Dataset records
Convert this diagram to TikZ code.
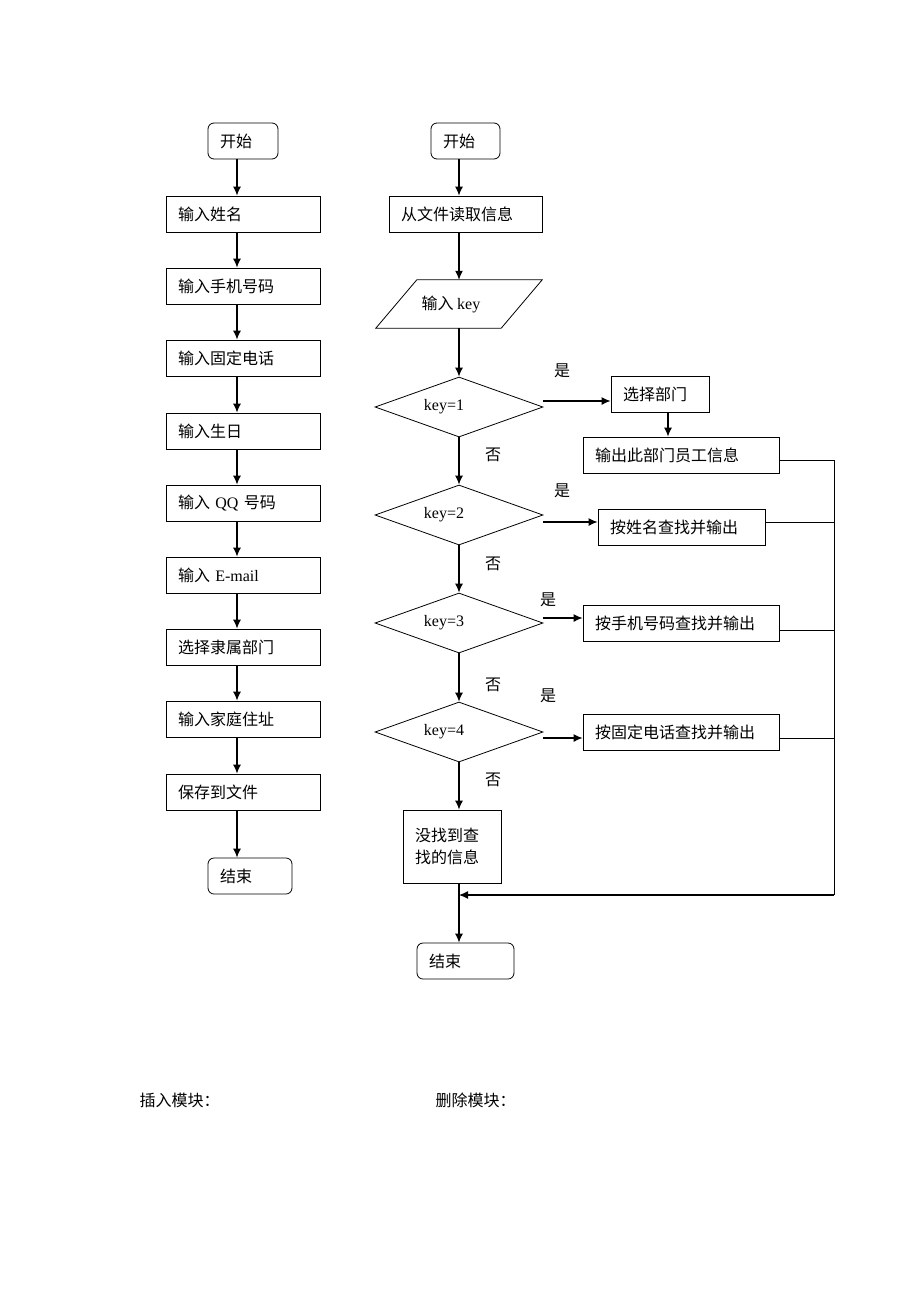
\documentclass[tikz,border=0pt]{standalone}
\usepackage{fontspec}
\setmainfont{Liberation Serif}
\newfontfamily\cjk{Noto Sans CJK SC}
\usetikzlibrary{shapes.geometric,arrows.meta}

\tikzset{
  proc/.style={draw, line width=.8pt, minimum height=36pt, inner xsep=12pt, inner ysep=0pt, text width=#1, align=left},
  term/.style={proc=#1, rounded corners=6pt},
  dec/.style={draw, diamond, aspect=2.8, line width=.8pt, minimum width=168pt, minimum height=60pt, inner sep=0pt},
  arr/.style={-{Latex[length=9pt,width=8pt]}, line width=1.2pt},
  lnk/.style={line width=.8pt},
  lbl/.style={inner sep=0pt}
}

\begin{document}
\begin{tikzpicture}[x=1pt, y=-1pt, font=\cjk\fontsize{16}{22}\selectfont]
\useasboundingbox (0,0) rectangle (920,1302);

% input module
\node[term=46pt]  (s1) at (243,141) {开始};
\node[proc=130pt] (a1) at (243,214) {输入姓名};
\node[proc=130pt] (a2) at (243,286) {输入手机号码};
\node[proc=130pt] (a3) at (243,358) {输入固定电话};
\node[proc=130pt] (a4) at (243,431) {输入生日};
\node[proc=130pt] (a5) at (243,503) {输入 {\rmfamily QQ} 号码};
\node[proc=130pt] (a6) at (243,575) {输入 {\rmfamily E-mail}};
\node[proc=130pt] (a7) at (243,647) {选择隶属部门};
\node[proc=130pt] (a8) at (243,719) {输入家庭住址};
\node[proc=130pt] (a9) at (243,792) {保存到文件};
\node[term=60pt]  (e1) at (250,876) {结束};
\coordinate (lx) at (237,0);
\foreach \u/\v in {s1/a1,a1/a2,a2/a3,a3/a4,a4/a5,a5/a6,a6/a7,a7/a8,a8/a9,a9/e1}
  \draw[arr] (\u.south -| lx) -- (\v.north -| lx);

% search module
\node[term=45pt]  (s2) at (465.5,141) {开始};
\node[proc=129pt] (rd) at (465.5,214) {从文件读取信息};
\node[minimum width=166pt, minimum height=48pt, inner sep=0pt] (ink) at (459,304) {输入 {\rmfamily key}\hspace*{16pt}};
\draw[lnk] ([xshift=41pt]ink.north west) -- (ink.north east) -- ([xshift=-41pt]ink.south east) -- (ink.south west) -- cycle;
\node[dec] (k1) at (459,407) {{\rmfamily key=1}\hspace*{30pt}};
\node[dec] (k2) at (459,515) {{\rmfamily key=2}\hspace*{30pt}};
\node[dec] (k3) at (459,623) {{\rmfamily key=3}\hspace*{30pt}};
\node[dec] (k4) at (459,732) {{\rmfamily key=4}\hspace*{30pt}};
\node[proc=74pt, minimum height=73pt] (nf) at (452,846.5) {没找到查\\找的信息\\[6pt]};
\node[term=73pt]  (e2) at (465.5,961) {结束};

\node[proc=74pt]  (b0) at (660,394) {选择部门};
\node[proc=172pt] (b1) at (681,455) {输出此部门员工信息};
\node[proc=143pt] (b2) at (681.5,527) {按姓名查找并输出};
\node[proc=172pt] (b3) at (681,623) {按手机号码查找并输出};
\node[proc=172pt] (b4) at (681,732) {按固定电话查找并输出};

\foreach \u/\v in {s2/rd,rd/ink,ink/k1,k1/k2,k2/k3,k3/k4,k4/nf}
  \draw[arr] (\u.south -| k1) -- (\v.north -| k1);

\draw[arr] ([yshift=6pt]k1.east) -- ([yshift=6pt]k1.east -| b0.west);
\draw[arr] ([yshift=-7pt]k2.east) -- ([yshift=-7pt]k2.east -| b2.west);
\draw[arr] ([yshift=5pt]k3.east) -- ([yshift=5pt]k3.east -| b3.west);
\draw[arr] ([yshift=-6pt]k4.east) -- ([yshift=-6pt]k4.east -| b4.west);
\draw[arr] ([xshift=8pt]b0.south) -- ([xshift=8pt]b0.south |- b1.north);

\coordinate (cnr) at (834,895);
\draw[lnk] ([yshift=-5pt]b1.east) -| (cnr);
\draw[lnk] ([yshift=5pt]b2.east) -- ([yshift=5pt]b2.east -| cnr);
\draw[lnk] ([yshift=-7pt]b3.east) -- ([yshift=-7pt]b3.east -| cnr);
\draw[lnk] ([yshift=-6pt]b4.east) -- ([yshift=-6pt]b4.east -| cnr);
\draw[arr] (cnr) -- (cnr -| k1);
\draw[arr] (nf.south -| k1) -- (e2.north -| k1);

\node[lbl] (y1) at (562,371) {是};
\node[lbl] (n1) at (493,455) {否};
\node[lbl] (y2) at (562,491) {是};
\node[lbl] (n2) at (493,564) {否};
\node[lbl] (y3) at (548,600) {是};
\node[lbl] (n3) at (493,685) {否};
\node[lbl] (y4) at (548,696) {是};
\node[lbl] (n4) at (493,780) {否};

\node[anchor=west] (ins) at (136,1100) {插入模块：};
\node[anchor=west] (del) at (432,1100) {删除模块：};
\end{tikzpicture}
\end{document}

--

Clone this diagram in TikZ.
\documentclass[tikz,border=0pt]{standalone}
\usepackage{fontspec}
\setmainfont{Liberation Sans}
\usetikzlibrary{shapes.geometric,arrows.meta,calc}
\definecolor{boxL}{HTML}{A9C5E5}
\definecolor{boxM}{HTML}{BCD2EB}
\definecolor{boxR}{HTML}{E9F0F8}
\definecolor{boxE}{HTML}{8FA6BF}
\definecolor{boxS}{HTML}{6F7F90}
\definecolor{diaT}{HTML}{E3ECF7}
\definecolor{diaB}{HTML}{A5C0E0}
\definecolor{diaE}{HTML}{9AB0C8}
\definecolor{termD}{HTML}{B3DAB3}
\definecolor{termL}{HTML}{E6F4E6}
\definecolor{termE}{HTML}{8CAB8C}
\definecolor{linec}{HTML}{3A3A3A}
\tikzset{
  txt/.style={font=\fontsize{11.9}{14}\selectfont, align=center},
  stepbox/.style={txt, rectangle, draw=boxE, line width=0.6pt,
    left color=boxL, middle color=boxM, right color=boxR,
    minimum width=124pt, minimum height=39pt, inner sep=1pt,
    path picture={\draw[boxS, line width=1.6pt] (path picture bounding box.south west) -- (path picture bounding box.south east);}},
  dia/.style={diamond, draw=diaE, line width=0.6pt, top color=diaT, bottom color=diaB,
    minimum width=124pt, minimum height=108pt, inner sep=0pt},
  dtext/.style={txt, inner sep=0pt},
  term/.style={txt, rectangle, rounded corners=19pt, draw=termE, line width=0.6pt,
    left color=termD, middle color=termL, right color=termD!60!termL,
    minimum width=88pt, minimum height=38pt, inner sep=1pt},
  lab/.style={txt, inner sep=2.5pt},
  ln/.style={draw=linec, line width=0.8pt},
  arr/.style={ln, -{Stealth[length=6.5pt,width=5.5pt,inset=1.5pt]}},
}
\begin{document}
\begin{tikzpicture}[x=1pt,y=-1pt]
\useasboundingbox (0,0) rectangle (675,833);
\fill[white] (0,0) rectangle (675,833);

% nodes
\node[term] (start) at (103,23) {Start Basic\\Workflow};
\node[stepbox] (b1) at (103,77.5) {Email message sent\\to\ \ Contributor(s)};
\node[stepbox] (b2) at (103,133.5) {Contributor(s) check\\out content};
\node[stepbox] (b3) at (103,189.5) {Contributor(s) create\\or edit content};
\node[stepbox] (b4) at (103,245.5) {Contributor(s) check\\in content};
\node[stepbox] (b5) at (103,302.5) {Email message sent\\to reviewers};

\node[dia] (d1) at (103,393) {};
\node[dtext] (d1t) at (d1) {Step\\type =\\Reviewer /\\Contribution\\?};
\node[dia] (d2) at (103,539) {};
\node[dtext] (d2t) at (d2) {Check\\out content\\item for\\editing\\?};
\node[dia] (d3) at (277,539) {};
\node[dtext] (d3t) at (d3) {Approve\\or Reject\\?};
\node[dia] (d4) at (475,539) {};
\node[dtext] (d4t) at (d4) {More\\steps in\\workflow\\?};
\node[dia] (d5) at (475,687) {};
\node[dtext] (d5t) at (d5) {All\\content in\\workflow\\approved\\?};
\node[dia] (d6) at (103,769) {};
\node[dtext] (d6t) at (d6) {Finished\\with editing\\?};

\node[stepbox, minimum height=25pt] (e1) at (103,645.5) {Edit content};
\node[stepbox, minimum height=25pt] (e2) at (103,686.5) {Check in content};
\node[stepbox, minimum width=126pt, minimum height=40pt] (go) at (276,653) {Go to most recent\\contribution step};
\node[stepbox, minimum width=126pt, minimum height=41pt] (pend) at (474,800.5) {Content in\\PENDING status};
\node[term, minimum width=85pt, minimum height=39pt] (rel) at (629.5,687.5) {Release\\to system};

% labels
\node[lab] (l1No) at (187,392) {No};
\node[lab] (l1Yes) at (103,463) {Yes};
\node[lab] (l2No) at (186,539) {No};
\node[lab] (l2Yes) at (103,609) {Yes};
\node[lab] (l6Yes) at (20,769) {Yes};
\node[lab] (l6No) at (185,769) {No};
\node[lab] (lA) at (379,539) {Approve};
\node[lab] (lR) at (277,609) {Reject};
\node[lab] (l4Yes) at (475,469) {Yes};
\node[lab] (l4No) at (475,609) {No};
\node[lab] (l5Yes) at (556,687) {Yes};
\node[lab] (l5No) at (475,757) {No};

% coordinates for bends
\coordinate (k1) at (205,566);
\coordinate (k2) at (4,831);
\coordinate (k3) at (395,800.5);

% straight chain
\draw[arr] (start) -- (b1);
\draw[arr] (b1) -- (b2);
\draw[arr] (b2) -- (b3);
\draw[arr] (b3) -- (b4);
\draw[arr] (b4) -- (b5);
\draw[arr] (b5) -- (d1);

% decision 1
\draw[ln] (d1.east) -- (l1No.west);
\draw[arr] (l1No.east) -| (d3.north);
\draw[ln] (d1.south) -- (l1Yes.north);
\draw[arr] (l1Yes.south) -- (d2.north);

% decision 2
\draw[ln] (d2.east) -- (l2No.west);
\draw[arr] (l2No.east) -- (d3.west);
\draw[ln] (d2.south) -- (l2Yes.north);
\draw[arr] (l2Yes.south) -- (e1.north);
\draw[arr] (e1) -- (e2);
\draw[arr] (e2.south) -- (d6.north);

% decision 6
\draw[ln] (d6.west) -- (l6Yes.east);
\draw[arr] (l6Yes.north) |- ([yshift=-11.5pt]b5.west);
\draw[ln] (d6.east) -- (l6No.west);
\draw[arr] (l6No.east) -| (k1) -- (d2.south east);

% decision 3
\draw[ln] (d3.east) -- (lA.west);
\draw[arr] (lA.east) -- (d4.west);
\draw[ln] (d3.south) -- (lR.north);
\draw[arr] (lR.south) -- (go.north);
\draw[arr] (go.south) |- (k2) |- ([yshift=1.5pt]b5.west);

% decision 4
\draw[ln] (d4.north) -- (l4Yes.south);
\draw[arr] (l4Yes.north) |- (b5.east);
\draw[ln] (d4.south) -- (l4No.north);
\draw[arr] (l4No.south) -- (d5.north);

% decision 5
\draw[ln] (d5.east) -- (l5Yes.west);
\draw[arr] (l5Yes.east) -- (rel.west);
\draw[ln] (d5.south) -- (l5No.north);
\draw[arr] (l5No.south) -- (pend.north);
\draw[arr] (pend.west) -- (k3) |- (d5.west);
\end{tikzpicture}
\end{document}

PROBLEM DETAILS
Only the lines from the one with "Convert this diagram to TikZ code." through the one with "(\v.north -| lx);", both included, go in the copy, exactly as written. Leave the pictures behind.

COMPLETE RESPONSE
Convert this diagram to TikZ code.
\documentclass[tikz,border=0pt]{standalone}
\usepackage{fontspec}
\setmainfont{Liberation Serif}
\newfontfamily\cjk{Noto Sans CJK SC}
\usetikzlibrary{shapes.geometric,arrows.meta}

\tikzset{
  proc/.style={draw, line width=.8pt, minimum height=36pt, inner xsep=12pt, inner ysep=0pt, text width=#1, align=left},
  term/.style={proc=#1, rounded corners=6pt},
  dec/.style={draw, diamond, aspect=2.8, line width=.8pt, minimum width=168pt, minimum height=60pt, inner sep=0pt},
  arr/.style={-{Latex[length=9pt,width=8pt]}, line width=1.2pt},
  lnk/.style={line width=.8pt},
  lbl/.style={inner sep=0pt}
}

\begin{document}
\begin{tikzpicture}[x=1pt, y=-1pt, font=\cjk\fontsize{16}{22}\selectfont]
\useasboundingbox (0,0) rectangle (920,1302);

% input module
\node[term=46pt]  (s1) at (243,141) {开始};
\node[proc=130pt] (a1) at (243,214) {输入姓名};
\node[proc=130pt] (a2) at (243,286) {输入手机号码};
\node[proc=130pt] (a3) at (243,358) {输入固定电话};
\node[proc=130pt] (a4) at (243,431) {输入生日};
\node[proc=130pt] (a5) at (243,503) {输入 {\rmfamily QQ} 号码};
\node[proc=130pt] (a6) at (243,575) {输入 {\rmfamily E-mail}};
\node[proc=130pt] (a7) at (243,647) {选择隶属部门};
\node[proc=130pt] (a8) at (243,719) {输入家庭住址};
\node[proc=130pt] (a9) at (243,792) {保存到文件};
\node[term=60pt]  (e1) at (250,876) {结束};
\coordinate (lx) at (237,0);
\foreach \u/\v in {s1/a1,a1/a2,a2/a3,a3/a4,a4/a5,a5/a6,a6/a7,a7/a8,a8/a9,a9/e1}
  \draw[arr] (\u.south -| lx) -- (\v.north -| lx);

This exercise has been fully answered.